Spatial Governance includes policy and practice-oriented research, centred on land use planning, social-ecological resilience, public policy, and community engagement [Alwaer, Cumming, Gado, Gopinath, Illsley, Kirk, Peel, Onyango, Radfar]. Research is concerned with developing appropriate planning theory and practice in the formulation and realisation of policy outcomes in the context of changing state-market-civil relations at international, national, and local scales. The focus is on the design and evaluation of new methodologies (homelessness data collection, participatory poverty mapping), policy instruments (sustainability tools and environmental assessment), and territorial management (policy development, Business Improvement Districts and community-led initiatives).

Staff have developed new approaches to, and built capacity for, data collection on homelessness and housing exclusion. The £500k MPHASIS (Mutual Progress on Homelessness through Advancing and Strengthening Information Systems), lead by Edgar and Illsley, was funded under the EU PROGRESS Programme. The project involved action-oriented research and transnational exchange in 20 European countries, creating the first European partnership on homelessness monitoring systems. Gopinath’s Poverty Study and Poverty Mapping Workshop in Kerala, India has developed a place-based understanding of poverty that has application to communities internationally.

The SuBETool (Sustainable Built Environment Tool) designed by Alwaer is a new framework for sustainable master-planning that has extended the environmental assessment methods in use today for buildings, like LEED and BREEAM, by providing a broader palette of performance indicators that measure the sustainability of buildings, master-plans, and communities. The tool was developed with Hilson Moran Partnership (a multi-disciplinary built environment consultancy with offices worldwide), and is used by them on master-planning projects. This group has proven capacity in Strategic Environmental Assessment (SEA) [Onyango and Peel] and in the field measurement and testing of buildings for environmental performance, primarily focusing on buildings in hot climates, correlating environmental comfort with use patterns [Gado]. We have environmental lab that supports design-based researcher and students.

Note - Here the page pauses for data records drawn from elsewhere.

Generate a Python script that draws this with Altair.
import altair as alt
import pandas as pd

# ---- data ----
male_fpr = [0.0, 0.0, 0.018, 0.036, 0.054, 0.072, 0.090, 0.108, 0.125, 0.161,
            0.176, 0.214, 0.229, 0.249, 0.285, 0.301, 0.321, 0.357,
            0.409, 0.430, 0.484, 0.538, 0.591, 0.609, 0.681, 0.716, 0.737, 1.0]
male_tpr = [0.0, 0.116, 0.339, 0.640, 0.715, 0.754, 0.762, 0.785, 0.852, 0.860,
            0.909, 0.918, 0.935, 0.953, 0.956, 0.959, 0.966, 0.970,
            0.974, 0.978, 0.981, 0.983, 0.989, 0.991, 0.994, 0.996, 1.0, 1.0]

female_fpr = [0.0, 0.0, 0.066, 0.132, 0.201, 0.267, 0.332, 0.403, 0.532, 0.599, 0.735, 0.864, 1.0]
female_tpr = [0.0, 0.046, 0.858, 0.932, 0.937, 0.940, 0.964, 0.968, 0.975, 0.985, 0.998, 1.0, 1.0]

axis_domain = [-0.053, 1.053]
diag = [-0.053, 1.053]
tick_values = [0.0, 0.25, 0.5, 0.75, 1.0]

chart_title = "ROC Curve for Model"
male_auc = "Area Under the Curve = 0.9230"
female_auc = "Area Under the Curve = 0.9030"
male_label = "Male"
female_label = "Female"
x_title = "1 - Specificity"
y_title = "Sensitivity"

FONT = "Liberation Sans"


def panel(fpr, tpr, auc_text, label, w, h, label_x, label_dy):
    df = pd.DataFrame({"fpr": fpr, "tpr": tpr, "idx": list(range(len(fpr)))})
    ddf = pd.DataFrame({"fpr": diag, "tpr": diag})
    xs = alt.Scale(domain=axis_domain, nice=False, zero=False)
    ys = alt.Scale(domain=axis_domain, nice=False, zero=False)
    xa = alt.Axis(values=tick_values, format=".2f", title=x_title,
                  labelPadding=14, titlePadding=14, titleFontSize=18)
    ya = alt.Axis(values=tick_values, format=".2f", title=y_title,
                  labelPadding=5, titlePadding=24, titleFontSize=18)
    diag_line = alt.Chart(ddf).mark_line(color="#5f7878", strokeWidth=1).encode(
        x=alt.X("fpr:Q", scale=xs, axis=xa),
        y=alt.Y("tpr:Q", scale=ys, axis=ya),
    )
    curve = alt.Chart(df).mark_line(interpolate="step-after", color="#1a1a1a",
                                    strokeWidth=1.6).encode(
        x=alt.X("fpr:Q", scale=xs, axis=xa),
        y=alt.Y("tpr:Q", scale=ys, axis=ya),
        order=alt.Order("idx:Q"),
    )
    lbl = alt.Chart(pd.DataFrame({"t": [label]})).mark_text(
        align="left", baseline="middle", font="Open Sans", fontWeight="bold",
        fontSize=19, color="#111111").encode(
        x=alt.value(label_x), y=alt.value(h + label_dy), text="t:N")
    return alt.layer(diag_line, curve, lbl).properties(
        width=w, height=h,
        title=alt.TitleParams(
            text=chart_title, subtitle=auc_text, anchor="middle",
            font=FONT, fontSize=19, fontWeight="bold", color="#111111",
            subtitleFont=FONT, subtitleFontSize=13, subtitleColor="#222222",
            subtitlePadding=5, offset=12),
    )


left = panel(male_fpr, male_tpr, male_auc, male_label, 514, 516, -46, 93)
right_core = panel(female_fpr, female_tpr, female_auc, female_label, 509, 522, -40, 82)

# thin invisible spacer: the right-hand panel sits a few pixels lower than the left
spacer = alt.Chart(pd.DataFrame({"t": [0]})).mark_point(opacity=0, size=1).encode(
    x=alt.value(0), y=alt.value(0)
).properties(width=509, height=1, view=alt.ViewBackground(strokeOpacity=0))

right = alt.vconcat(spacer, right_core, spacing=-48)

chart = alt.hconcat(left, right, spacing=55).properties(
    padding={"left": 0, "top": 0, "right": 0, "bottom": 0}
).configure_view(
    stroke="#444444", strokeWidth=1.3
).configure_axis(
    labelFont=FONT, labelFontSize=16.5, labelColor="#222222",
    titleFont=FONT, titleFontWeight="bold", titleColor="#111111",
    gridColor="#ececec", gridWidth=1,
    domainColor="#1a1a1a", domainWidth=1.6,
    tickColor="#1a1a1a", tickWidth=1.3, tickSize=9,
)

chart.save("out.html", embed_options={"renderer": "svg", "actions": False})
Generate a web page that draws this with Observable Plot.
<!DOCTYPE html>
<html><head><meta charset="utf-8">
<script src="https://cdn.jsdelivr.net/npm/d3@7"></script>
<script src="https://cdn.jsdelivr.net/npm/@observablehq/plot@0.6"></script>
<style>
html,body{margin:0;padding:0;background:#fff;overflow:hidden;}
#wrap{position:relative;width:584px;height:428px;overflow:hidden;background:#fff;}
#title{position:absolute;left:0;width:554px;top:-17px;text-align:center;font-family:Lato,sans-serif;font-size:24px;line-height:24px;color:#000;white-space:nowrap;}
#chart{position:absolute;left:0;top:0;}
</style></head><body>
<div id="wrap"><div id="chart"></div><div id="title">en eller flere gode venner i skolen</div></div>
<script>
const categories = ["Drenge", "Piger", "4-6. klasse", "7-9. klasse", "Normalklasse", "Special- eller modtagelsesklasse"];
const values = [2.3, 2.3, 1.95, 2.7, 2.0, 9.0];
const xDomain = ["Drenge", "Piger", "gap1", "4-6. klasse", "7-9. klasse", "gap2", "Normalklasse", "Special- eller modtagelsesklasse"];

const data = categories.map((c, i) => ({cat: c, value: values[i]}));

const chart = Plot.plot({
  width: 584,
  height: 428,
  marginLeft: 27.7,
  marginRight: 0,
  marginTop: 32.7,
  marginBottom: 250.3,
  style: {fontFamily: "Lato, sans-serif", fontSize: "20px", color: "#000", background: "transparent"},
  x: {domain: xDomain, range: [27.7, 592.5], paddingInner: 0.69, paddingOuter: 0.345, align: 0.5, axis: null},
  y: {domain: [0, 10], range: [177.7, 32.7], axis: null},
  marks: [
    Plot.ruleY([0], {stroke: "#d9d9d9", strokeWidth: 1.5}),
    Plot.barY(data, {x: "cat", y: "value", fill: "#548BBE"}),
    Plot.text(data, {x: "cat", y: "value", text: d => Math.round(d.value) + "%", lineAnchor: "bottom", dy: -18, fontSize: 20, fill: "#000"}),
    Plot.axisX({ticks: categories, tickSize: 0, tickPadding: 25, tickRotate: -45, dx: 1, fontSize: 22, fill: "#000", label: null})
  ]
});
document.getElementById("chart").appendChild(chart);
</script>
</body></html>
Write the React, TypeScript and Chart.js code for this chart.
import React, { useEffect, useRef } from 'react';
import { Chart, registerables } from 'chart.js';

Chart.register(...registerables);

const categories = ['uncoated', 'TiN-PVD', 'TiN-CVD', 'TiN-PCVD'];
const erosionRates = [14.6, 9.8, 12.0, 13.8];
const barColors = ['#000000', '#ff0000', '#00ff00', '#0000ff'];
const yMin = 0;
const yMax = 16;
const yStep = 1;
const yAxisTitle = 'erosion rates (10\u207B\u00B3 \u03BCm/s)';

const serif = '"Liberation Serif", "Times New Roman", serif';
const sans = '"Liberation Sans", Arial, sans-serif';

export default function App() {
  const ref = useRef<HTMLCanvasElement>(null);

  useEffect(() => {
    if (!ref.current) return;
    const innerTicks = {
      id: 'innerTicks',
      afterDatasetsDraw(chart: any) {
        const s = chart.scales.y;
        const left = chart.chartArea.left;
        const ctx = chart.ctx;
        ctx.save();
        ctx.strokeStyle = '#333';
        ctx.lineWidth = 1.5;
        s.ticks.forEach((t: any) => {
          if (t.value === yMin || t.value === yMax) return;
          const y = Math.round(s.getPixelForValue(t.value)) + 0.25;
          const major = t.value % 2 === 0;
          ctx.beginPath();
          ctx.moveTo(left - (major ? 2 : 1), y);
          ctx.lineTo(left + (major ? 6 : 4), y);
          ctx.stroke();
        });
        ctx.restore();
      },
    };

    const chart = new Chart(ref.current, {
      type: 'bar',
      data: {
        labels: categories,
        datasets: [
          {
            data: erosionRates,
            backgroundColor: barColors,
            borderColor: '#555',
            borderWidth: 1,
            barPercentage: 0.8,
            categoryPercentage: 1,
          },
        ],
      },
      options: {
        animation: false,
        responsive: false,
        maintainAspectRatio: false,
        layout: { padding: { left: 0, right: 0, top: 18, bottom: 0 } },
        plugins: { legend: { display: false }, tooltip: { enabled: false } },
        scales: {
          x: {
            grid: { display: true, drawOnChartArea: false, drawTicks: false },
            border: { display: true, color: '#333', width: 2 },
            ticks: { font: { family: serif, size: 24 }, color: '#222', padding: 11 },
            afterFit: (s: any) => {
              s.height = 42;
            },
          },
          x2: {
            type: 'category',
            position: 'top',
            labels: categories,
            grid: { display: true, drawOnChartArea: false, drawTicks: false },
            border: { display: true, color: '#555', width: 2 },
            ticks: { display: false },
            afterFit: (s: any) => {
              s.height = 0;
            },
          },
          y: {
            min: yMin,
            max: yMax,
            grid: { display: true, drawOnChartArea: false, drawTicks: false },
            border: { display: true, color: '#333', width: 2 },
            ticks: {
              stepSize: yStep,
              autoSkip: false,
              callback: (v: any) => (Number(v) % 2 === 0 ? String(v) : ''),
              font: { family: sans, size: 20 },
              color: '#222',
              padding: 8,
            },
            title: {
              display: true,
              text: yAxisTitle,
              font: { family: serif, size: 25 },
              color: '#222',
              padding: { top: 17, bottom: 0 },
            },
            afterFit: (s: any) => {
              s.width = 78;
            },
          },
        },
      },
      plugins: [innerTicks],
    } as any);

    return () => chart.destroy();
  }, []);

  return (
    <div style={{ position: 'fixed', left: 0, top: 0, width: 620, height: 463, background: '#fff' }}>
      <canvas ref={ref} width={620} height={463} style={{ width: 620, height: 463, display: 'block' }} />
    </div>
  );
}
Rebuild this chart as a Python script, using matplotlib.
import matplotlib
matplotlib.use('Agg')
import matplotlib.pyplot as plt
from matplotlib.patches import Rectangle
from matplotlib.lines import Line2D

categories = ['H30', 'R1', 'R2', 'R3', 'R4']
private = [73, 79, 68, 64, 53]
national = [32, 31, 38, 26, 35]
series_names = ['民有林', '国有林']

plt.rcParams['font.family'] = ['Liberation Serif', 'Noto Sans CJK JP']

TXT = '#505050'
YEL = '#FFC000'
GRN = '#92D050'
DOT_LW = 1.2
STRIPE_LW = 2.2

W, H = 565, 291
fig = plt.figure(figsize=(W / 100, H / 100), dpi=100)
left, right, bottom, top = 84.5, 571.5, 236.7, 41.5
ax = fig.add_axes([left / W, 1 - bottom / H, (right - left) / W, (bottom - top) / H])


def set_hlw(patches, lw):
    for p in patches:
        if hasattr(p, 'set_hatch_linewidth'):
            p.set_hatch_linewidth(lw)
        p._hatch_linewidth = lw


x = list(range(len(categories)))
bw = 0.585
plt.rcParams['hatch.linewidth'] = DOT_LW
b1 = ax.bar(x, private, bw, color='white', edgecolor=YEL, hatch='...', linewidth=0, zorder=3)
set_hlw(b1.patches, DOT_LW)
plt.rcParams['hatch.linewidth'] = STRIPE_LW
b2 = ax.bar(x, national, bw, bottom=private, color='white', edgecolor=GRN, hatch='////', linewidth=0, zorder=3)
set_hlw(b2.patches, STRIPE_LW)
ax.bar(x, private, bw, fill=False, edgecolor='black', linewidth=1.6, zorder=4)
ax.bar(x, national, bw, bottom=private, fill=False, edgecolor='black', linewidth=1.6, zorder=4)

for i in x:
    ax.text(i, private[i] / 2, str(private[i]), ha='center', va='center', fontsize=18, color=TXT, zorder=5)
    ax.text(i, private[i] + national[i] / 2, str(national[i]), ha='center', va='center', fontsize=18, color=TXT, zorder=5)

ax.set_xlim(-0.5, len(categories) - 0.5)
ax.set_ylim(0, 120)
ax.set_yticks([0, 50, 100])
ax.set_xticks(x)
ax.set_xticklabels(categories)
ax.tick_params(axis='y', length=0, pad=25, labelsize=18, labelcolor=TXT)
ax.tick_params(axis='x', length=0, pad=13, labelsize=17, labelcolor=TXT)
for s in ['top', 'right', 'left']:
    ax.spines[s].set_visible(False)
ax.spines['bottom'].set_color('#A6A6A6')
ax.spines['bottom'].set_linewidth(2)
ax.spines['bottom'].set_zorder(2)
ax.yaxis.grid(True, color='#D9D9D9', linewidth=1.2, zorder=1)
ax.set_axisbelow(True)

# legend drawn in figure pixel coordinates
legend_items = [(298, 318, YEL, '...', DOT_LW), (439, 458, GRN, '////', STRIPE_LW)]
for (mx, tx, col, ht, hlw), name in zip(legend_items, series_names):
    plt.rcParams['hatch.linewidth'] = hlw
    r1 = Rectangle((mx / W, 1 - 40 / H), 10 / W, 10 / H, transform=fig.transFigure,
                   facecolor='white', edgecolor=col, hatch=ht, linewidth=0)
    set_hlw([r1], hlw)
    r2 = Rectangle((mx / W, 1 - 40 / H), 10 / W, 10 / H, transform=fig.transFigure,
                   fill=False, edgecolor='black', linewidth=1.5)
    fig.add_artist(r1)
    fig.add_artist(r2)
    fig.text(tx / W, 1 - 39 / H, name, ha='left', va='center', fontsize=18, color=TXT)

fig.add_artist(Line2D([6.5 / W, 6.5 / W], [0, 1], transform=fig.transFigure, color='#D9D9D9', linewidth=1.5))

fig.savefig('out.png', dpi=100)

Echoing Geddes’ focus on regional planning, Illsley’s unit works with TAYplan, one of the four Scottish regional planning authorities, to progress thinking on long-term strategic planning policy. Other policy development includes research for Scottish Government on wind farm separation distances [Onyango, Illsley, Radfar] and analysis and critique of governance and policy [Peel]. The changing nature of institutional and community relationships at different scales has been a recurrent interest, from the unit led by Illsley that monitored and evaluated the Dundee Community Partnership, to research into the sustainability of resource-based communities [Jackson, Illsley] and a joint Geddes/ Architecture + Design Scotland [A+DS] symposium series on new forms of community-led planning and place-making, with participation by local authorities, Scottish Government, and other stakeholders.